Growing up, I hated it. When my brother got to play, I got extra lessons. And at college, I had to take courses on how to run a business, the closest degree there was to what my new role would entail. Human politics wouldn’t do me any good, so no point in studying that. But I’d always loved technology and took as many of those courses as I could sneak in. Might as well combine the two.
I pushed myself to sit before opening my eyes, my brother once again by my side, holding my arm and mumbling something I couldn’t understand. And when I finally blinked away the fuzziness, I saw that I was in a hospital room—but not the one in our fluffle lands. No. This was a human hospital.
How had I missed that before? I’d been in a human hospital during college, visiting a human friend. It was loud and stinky. This place was quiet and, so far, my beast hadn’t scented anything much at all.
I inhaled deeply and ended up coughing hard, my lungs rebelling from my attempts to help make sense of this place.

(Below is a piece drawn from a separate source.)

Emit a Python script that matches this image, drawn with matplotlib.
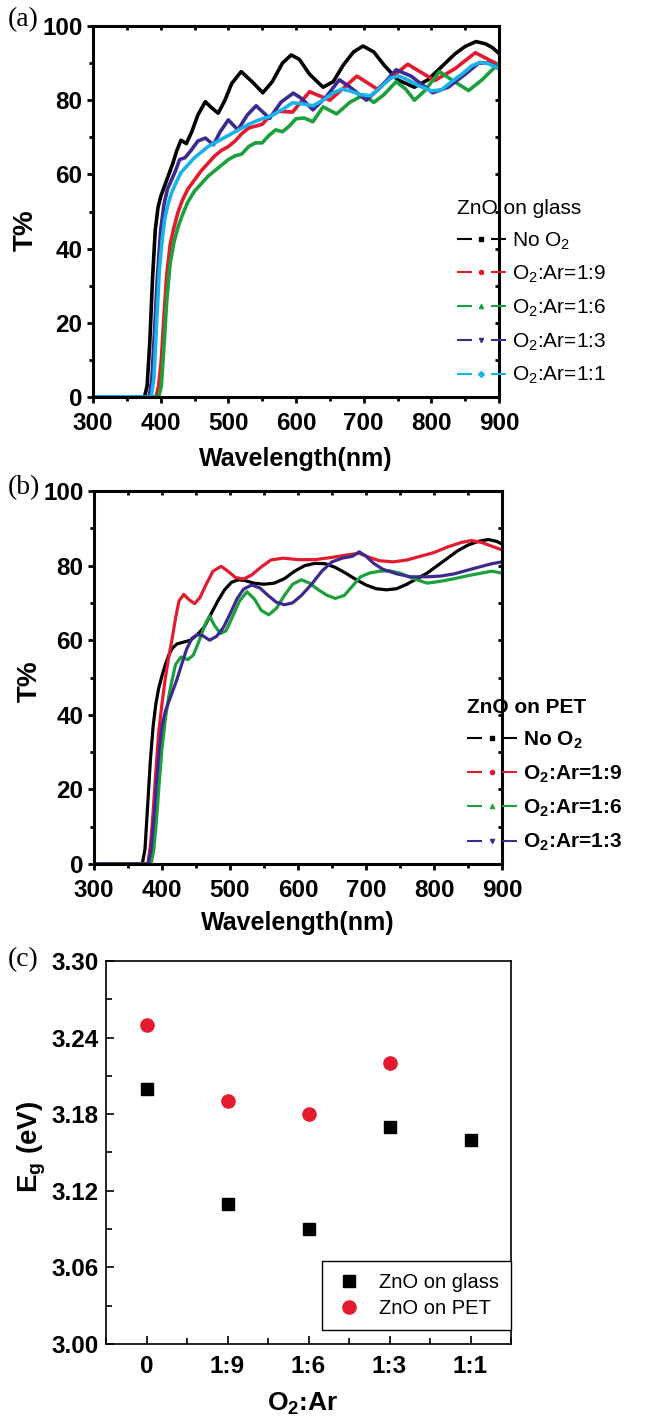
import matplotlib
matplotlib.use("Agg")
import matplotlib.pyplot as plt
from matplotlib.lines import Line2D
from matplotlib.legend_handler import HandlerBase
from matplotlib.ticker import MultipleLocator, FormatStrFormatter

# ---------------- data ----------------
# (a) ZnO on glass
wl_g0 = [300, 376, 380, 384, 388, 392, 396, 400, 405, 410, 418, 424, 430, 438, 446, 455, 466, 475, 485, 495, 505, 519, 535, 551, 565, 580, 593, 605, 620, 640, 655, 670, 685, 699, 715, 730, 750, 775, 795, 815, 835, 850, 866, 880, 890, 900]
t_g0 = [0, 0, 3, 15, 32, 45, 51, 54, 56.5, 59, 63, 66.5, 69.2, 68.3, 71.5, 76, 79.6, 78, 76.5, 80, 84.5, 87.7, 85, 82, 85, 90, 92.2, 91, 87, 83.5, 85, 89.5, 93, 94.6, 93, 89.5, 85.5, 83.5, 85.5, 89, 92.5, 94.5, 95.8, 95.2, 94.2, 92.6]

wl_g9 = [300, 393, 397, 401, 405, 409, 414, 420, 426, 432, 440, 450, 460, 470, 480, 490, 500, 510, 520, 530, 540, 550, 560, 575, 595, 620, 650, 690, 720, 765, 805, 835, 865, 900]
t_g9 = [0, 0, 3, 10, 22, 33, 41, 46, 50, 53, 56, 58.5, 61, 63, 65, 66.5, 67.5, 69, 71, 72.5, 73, 73.5, 75.5, 77, 76.8, 82.3, 80, 86.5, 83, 89.7, 85.3, 88.5, 92.8, 89.5]

wl_g6 = [300, 397, 401, 405, 409, 414, 420, 426, 432, 440, 450, 460, 470, 480, 490, 500, 510, 520, 530, 540, 550, 560, 570, 580, 590, 600, 612, 625, 640, 660, 680, 700, 715, 730, 748, 762, 775, 790, 812, 830, 855, 875, 900]
t_g6 = [0, 0, 3, 14, 26, 36, 42, 46, 49, 52.5, 55.5, 57.5, 59.5, 61, 62.5, 64, 65, 65.5, 67.5, 68.5, 68.5, 70.5, 72, 71.5, 73, 75, 75.2, 74.2, 78.2, 76.3, 79.5, 81.4, 79.4, 81.5, 85, 83, 80, 82.5, 87.7, 85.5, 82.6, 85.5, 90]

wl_g3 = [300, 383, 387, 391, 395, 400, 405, 410, 416, 422, 428, 436, 445, 455, 466, 478, 488, 500, 514, 528, 541, 561, 578, 596, 608, 625, 645, 664, 680, 704, 725, 748, 770, 802, 825, 850, 870, 885, 900]
t_g3 = [0, 0, 5, 18, 32, 45, 52, 56, 58.5, 61, 64, 64.5, 66.5, 69, 69.8, 68, 71.5, 74.7, 72, 76, 78.5, 75.1, 79.5, 81.9, 80.5, 77.4, 81, 85.5, 83.5, 80, 83.5, 88.2, 86.5, 82, 83.5, 87, 90, 90, 88.5]

wl_g1 = [300, 386, 390, 394, 398, 402, 406, 411, 416, 422, 430, 440, 450, 460, 470, 480, 490, 500, 510, 520, 530, 540, 550, 560, 570, 580, 595, 610, 625, 640, 655, 668, 680, 695, 710, 725, 740, 752, 765, 780, 800, 815, 830, 845, 860, 872, 885, 900]
t_g1 = [0, 0, 5, 20, 34, 42, 48, 52, 55, 57.5, 60.5, 62.5, 64.5, 66, 67.5, 68.5, 69.5, 70.5, 71.5, 72.5, 73.5, 74.3, 75, 75.5, 76.5, 77.5, 79.3, 79, 78.5, 80, 82, 83, 82.5, 81.5, 81.2, 83.5, 86, 86.5, 85.5, 84, 82.5, 82.8, 85, 87, 89.3, 90.2, 89.8, 88.5]

# (b) ZnO on PET
wl_p0 = [300, 371, 375, 379, 383, 387, 391, 395, 400, 405, 410, 415, 422, 432, 442, 452, 462, 472, 482, 492, 502, 512, 522, 535, 550, 565, 580, 595, 610, 625, 640, 655, 670, 685, 700, 715, 730, 745, 760, 775, 790, 805, 820, 835, 850, 865, 880, 892, 900]
t_p0 = [0, 0, 4, 16, 28, 37, 43, 47, 50.5, 53.5, 56, 57.8, 59, 59.5, 60, 61.5, 63.5, 67, 70.5, 73.5, 75.5, 76.2, 76, 75.3, 75, 75.3, 76.5, 78.5, 80, 80.6, 80.5, 79.5, 78, 76.3, 74.8, 73.8, 73.5, 73.8, 75, 76.5, 78, 80, 82, 84, 85.5, 86.5, 87, 86.5, 85.8]

wl_p9 = [300, 379, 383, 387, 391, 395, 400, 405, 410, 415, 420, 425, 432, 440, 448, 456, 465, 475, 487, 497, 508, 520, 532, 545, 560, 578, 600, 625, 650, 670, 690, 705, 720, 740, 760, 780, 800, 820, 840, 855, 870, 885, 900]
t_p9 = [0, 0, 5, 14, 25, 35, 43, 50, 55.5, 60.5, 66, 70.5, 72.3, 70.8, 69.8, 71.5, 75, 78.5, 79.8, 78.5, 76.8, 76.4, 77.5, 79.5, 81.5, 82, 81.6, 81.6, 82.2, 82.8, 83.3, 82.2, 81.3, 81, 81.5, 82.5, 83.5, 85, 86.2, 86.7, 86.2, 85.2, 84.2]

wl_p6 = [300, 384, 388, 392, 396, 400, 405, 410, 415, 420, 428, 438, 446, 455, 464, 470, 477, 486, 494, 503, 514, 525, 536, 546, 557, 568, 580, 592, 605, 617, 630, 643, 655, 668, 680, 692, 705, 720, 735, 750, 770, 790, 810, 830, 850, 870, 885, 900]
t_p6 = [0, 0, 4, 12, 22, 31, 39, 45, 49.5, 53.5, 55.5, 54.8, 56, 60, 64.5, 66.5, 64, 61.8, 62.5, 66, 70.5, 73, 71, 68, 66.8, 68.5, 72, 75, 76.2, 75.3, 73.5, 72, 71.2, 72, 74.5, 77, 78, 78.5, 78.6, 78, 76.5, 75.3, 75.8, 76.5, 77.3, 78, 78.5, 78]

wl_p3 = [300, 380, 384, 388, 392, 396, 400, 405, 410, 416, 422, 428, 436, 444, 452, 460, 470, 480, 490, 500, 510, 520, 532, 544, 556, 568, 580, 592, 605, 620, 635, 650, 665, 680, 690, 700, 712, 725, 745, 765, 790, 810, 830, 850, 870, 885, 900]
t_p3 = [0, 0, 4, 12, 22, 31, 37, 41, 43.5, 46.5, 49.5, 53, 57.5, 60.5, 61.5, 61.2, 60, 61, 63.3, 67, 71, 73.7, 74.8, 74, 72, 70.2, 69.5, 70, 72, 75, 78.5, 81, 82, 82.5, 83.7, 82.5, 80.5, 79, 77.8, 77, 77, 77.2, 77.8, 78.8, 79.8, 80.5, 81]

# (c) band gap
ratios = ["0", "1:9", "1:6", "1:3", "1:1"]
eg_glass = [3.20, 3.11, 3.09, 3.17, 3.16]
eg_pet = [3.25, 3.19, 3.18, 3.22]

sub2 = "$_\\mathregular{2}$"
labels = ["No O" + sub2, "O" + sub2 + ":Ar=1:9", "O" + sub2 + ":Ar=1:6",
          "O" + sub2 + ":Ar=1:3", "O" + sub2 + ":Ar=1:1"]

BLACK = "#000000"
RED = "#e41b2f"
GREEN = "#1ba03c"
PURPLE = "#3e2a8e"
CYAN = "#17b3ea"
MARKERS = ["s", "o", "^", "v", "D"]

plt.rcParams["font.family"] = ["Liberation Sans", "DejaVu Sans"]
plt.rcParams["mathtext.fontset"] = "custom"
plt.rcParams["mathtext.rm"] = "Liberation Sans"
plt.rcParams["mathtext.bf"] = "Liberation Sans:bold"


class GapHandler(HandlerBase):
    # Origin style legend key: line - marker - line
    def create_artists(self, legend, orig, xd, yd, w, h, fontsize, trans):
        y = h / 2 - yd
        x0 = -xd
        x1 = x0 + w
        seg = w * 0.3
        c = orig.get_color()
        a = Line2D([x0, x0 + seg], [y, y], color=c, lw=1.5, solid_capstyle="butt")
        b = Line2D([x1 - seg, x1], [y, y], color=c, lw=1.5, solid_capstyle="butt")
        m = Line2D([(x0 + x1) / 2], [y], color=c, marker=orig.get_marker(), ms=3, ls="none")
        for art in (a, b, m):
            art.set_transform(trans)
        return [a, b, m]


def spectra_axes(ax):
    ax.set_xlim(300, 900)
    ax.set_ylim(0, 100)
    ax.xaxis.set_major_locator(MultipleLocator(100))
    ax.xaxis.set_minor_locator(MultipleLocator(50))
    ax.yaxis.set_major_locator(MultipleLocator(20))
    ax.yaxis.set_minor_locator(MultipleLocator(10))
    for s in ax.spines.values():
        s.set_linewidth(2.2)
    ax.tick_params(which="both", direction="out", width=2)
    ax.tick_params(which="major", length=4.5)
    ax.tick_params(which="minor", length=3)
    ax.tick_params(axis="x", pad=6)
    ax.tick_params(axis="y", pad=3)
    for lab in ax.get_xticklabels() + ax.get_yticklabels():
        lab.set_fontweight("bold")
        lab.set_fontsize(17.5)
    # inward ticks on top / right
    top = ax.secondary_xaxis("top")
    top.xaxis.set_major_locator(MultipleLocator(100))
    top.xaxis.set_minor_locator(MultipleLocator(50))
    top.tick_params(which="both", direction="in", labeltop=False, width=2, length=3)
    right = ax.secondary_yaxis("right")
    right.yaxis.set_major_locator(MultipleLocator(20))
    right.yaxis.set_minor_locator(MultipleLocator(10))
    right.tick_params(which="both", direction="in", labelright=False, width=2, length=3)
    ax.set_xlabel("Wavelength(nm)", fontweight="bold", fontsize=18)
    ax.set_ylabel("T%", fontweight="bold", fontsize=20)
    ax.xaxis.label.set_va("center")
    ax.yaxis.label.set_va("center")


fig = plt.figure(figsize=(6.53, 14.23), dpi=100)

# ---------------- (a) ----------------
ax1 = fig.add_axes([93 / 653, 1 - 397 / 1423, 406 / 653, 371 / 1423])
glass = [(wl_g0, t_g0, BLACK), (wl_g9, t_g9, RED), (wl_g6, t_g6, GREEN),
         (wl_g3, t_g3, PURPLE), (wl_g1, t_g1, CYAN)]
handles = []
for (wl, t, c), mk, lab in zip(glass, MARKERS, labels):
    ln, = ax1.plot(wl, t, color=c, lw=2.6, marker=mk, ms=0, label=lab)
    handles.append(ln)
spectra_axes(ax1)
ax1.xaxis.set_label_coords(0.5, -0.168)
ax1.yaxis.set_label_coords(-0.165, 0.45)
ax1.legend(handles=handles, handler_map={Line2D: GapHandler()}, title="ZnO on glass",
           loc="upper left", bbox_to_anchor=(457 / 653, 1 - 199 / 1423),
           bbox_transform=fig.transFigure, frameon=False, fontsize=15,
           title_fontsize=15, alignment="left", borderpad=0, borderaxespad=0,
           handlelength=2.35, handletextpad=0.3, labelspacing=0.58)
fig.text(8 / 653, 1 - 20 / 1423, "(a)", family="Liberation Serif", fontsize=20, va="center")

# ---------------- (b) ----------------
ax2 = fig.add_axes([94 / 653, 1 - 864 / 1423, 408 / 653, 373 / 1423])
pet = [(wl_p0, t_p0, BLACK), (wl_p9, t_p9, RED), (wl_p6, t_p6, GREEN), (wl_p3, t_p3, PURPLE)]
handles = []
for (wl, t, c), mk, lab in zip(pet, MARKERS, labels):
    ln, = ax2.plot(wl, t, color=c, lw=2.3, marker=mk, ms=0, label=lab)
    handles.append(ln)
spectra_axes(ax2)
ax2.xaxis.set_label_coords(0.5, -0.158)
ax2.yaxis.set_label_coords(-0.157, 0.49)
ax2.legend(handles=handles, handler_map={Line2D: GapHandler()}, title="ZnO on PET",
           loc="upper left", bbox_to_anchor=(467 / 653, 1 - 698 / 1423),
           bbox_transform=fig.transFigure, frameon=False,
           prop={"weight": "bold", "size": 15},
           title_fontproperties={"weight": "bold", "size": 15}, alignment="left",
           borderpad=0, borderaxespad=0, handlelength=2.4, handletextpad=0.3,
           labelspacing=0.6)
fig.text(8 / 653, 1 - 488 / 1423, "(b)", family="Liberation Serif", fontsize=20, va="center")

# ---------------- (c) ----------------
ax3 = fig.add_axes([106 / 653, 1 - 1344 / 1423, 405 / 653, 383 / 1423])
xpos = list(range(len(ratios)))
ax3.plot(xpos, eg_glass, ls="none", marker="s", ms=8, color="black", label="ZnO on glass")
ax3.plot(xpos[:len(eg_pet)], eg_pet, ls="none", marker="o", ms=9.5, color=RED, label="ZnO on PET")
ax3.set_xlim(-0.5, 4.5)
ax3.set_ylim(3.00, 3.30)
ax3.set_xticks(xpos)
ax3.set_xticklabels(ratios)
ax3.xaxis.set_minor_locator(MultipleLocator(0.5))
ax3.yaxis.set_major_locator(MultipleLocator(0.06))
ax3.yaxis.set_minor_locator(MultipleLocator(0.03))
ax3.yaxis.set_major_formatter(FormatStrFormatter("%.2f"))
for s in ax3.spines.values():
    s.set_linewidth(1.2)
ax3.tick_params(which="both", direction="in", width=1.2)
ax3.tick_params(which="major", length=6)
ax3.tick_params(which="minor", length=4)
ax3.tick_params(axis="x", pad=8)
ax3.tick_params(axis="y", pad=5)
for lab in ax3.get_xticklabels() + ax3.get_yticklabels():
    lab.set_fontweight("bold")
    lab.set_fontsize(17.5)
ax3.set_xlabel("O" + sub2 + ":Ar", fontweight="bold", fontsize=19, va="center")
ax3.set_ylabel("E$_\\mathregular{g}$ (eV)", fontweight="bold", fontsize=20, va="center")
ax3.xaxis.set_label_coords(0.485, -0.155)
ax3.yaxis.set_label_coords(-0.183, 0.514)
leg3 = ax3.legend(loc="lower right", bbox_to_anchor=(1.0, 0.037), borderaxespad=0,
                  fontsize=14.5, fancybox=False, edgecolor="black", framealpha=1,
                  handletextpad=0.75, borderpad=0.6, labelspacing=0.35, handlelength=1.5)
leg3.get_frame().set_linewidth(1.0)
fig.text(8 / 653, 1 - 960 / 1423, "(c)", family="Liberation Serif", fontsize=20, va="center")

fig.savefig("out.png", dpi=100)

From then, it was a blur of doctors and nurses, my brother and fathers doing the best they could to calm me as I went from test to test and was given treatment upon treatment. But, despite my family being there and the medical professionals focused on me, I’d never felt lonelier in my life.
The hospital hadn’t been quiet. My voice hadn’t been weak. Fuck, my brother hadn’t been mumbling. My ears took the brunt of the damage and weren’t much more than ornamental, thanks to shitty truck maintenance.

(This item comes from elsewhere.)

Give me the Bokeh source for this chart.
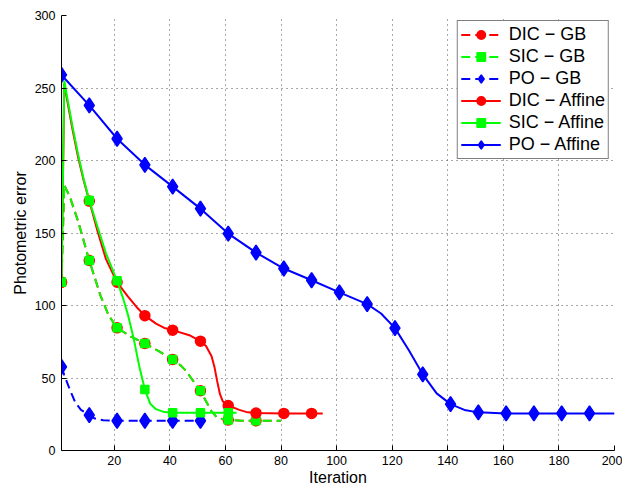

The truck in question had lost its brakes on the hill and forced me off the road. The doctor said my memory was blocked because it was how our bodies sometimes protected us when theworst happened, and I should be grateful not to remember the details.
Only he didn’t say it in words, because I couldn’t hear even if he shouted. Every person who spoke to me sounded like Charlie Brown’s teachers talking to his class, if that clear. Instead, he typed them out on his laptop, displaying the words on the TV screen across from me so everyone could “hear” his answers.

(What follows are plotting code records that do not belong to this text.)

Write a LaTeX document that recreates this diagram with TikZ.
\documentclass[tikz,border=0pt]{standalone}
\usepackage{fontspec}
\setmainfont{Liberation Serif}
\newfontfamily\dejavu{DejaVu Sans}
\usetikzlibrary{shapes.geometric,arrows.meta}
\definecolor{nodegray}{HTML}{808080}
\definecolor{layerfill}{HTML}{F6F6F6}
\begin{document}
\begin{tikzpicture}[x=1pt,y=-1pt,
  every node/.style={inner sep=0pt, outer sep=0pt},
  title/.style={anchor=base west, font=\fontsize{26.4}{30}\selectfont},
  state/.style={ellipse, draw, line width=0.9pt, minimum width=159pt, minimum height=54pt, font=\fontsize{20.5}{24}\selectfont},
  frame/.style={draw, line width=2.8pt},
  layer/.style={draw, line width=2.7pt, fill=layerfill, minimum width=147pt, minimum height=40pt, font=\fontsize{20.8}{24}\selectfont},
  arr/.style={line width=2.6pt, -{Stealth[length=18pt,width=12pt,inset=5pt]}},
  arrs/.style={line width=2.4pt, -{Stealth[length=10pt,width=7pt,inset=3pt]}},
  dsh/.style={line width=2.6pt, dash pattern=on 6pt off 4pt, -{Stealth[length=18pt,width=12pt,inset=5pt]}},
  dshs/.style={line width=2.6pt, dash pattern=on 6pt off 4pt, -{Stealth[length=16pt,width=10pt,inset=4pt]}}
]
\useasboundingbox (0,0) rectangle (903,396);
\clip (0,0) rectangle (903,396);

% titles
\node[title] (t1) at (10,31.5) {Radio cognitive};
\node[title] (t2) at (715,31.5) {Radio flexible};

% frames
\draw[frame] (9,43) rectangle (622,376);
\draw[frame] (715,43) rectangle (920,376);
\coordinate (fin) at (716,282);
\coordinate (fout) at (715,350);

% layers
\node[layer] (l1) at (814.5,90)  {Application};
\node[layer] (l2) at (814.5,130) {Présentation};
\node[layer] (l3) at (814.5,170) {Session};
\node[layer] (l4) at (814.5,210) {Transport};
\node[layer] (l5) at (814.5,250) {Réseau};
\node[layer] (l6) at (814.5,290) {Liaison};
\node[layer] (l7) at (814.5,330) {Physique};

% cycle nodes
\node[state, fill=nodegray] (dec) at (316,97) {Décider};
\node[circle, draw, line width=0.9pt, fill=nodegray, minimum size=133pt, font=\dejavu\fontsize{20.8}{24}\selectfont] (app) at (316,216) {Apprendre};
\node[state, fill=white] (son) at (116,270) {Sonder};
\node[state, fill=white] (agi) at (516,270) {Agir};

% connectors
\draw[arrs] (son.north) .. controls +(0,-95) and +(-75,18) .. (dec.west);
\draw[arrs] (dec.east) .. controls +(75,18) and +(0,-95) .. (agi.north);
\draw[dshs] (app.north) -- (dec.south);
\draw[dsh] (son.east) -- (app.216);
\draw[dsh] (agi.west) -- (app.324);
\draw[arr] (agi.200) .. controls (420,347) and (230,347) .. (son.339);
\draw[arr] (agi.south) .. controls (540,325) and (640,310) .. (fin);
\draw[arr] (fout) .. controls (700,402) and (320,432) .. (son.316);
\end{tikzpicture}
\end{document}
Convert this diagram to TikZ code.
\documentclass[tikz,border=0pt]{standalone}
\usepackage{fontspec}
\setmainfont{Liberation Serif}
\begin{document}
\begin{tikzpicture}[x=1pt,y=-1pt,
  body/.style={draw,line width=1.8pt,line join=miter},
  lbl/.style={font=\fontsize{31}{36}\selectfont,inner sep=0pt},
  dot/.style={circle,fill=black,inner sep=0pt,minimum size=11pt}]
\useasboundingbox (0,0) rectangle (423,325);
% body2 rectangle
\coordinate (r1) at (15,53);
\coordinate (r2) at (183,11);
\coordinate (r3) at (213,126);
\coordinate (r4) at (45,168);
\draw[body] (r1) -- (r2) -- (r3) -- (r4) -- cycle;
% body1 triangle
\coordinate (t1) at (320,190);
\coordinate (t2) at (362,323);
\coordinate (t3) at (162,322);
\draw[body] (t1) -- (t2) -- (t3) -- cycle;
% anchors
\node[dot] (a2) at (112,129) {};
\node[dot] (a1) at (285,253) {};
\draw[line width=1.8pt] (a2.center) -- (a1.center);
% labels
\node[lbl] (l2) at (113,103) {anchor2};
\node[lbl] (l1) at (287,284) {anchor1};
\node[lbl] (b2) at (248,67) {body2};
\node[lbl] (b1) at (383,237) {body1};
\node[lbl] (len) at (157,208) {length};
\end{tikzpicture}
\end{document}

Now that my lungs were cleaned out and my nose no longer being fed oxygen, I could scent the familiar smell of human disinfectants. Best of all, I could speak without coughing. That part wasn’t broken; it had been me not hearing myself, paired with smoke-filled lungs. I held on to that because it was the closest thing to good news I had.
My ears were done. The damage wouldn’t get worse, but there was no coming back from it. I hadn’t been able to shift in time to fix them. Heck, I still hadn’t been able to shift at all. And unlike the rest of my body, which was healing the way shifter bodies did, they weren’t improving at all.
The doctor gave a big, long explanation as to what kind of hearing loss I had and how it happened, but most of the words were ones I didn’t know. I nearly asked him to print it out. He’d taken the time to type it, so why not? But I couldn’t.
Instead, I cried. Cried at the loss.
Over the next two months, I went back to my daily life. I had hearing aids, and they worked well-ish. I didn’t pick up on everything people said. Some of the sounds were distorted. But when they were in, I could get by.
But getting by wasn’t enough for me to take over my father’s role. He promised me it was fine, that we’d figure it out, but I knew the truth. I was broken, and a broken alpha put the fluffle at risk.
“Dirk.” I took my brother’s hand. “Walk with me.”
This would normally be a conversation we’d have after a shift. We’d play and then end up down by the river. That had always been our way.
But now, if I shifted, I couldn’t hear. I had no way of sensing the dangers around us, not all of them, anyway, and then what good would it do? We’d end up at the riverbank, and he’d talk to me, and I’d…I’d hear not a thing.
Dirk came with me. I suspected he knew what was happening. Each day, we came closer to the time when my father was to step down, and, by fluffle law, I was the one to take the spot.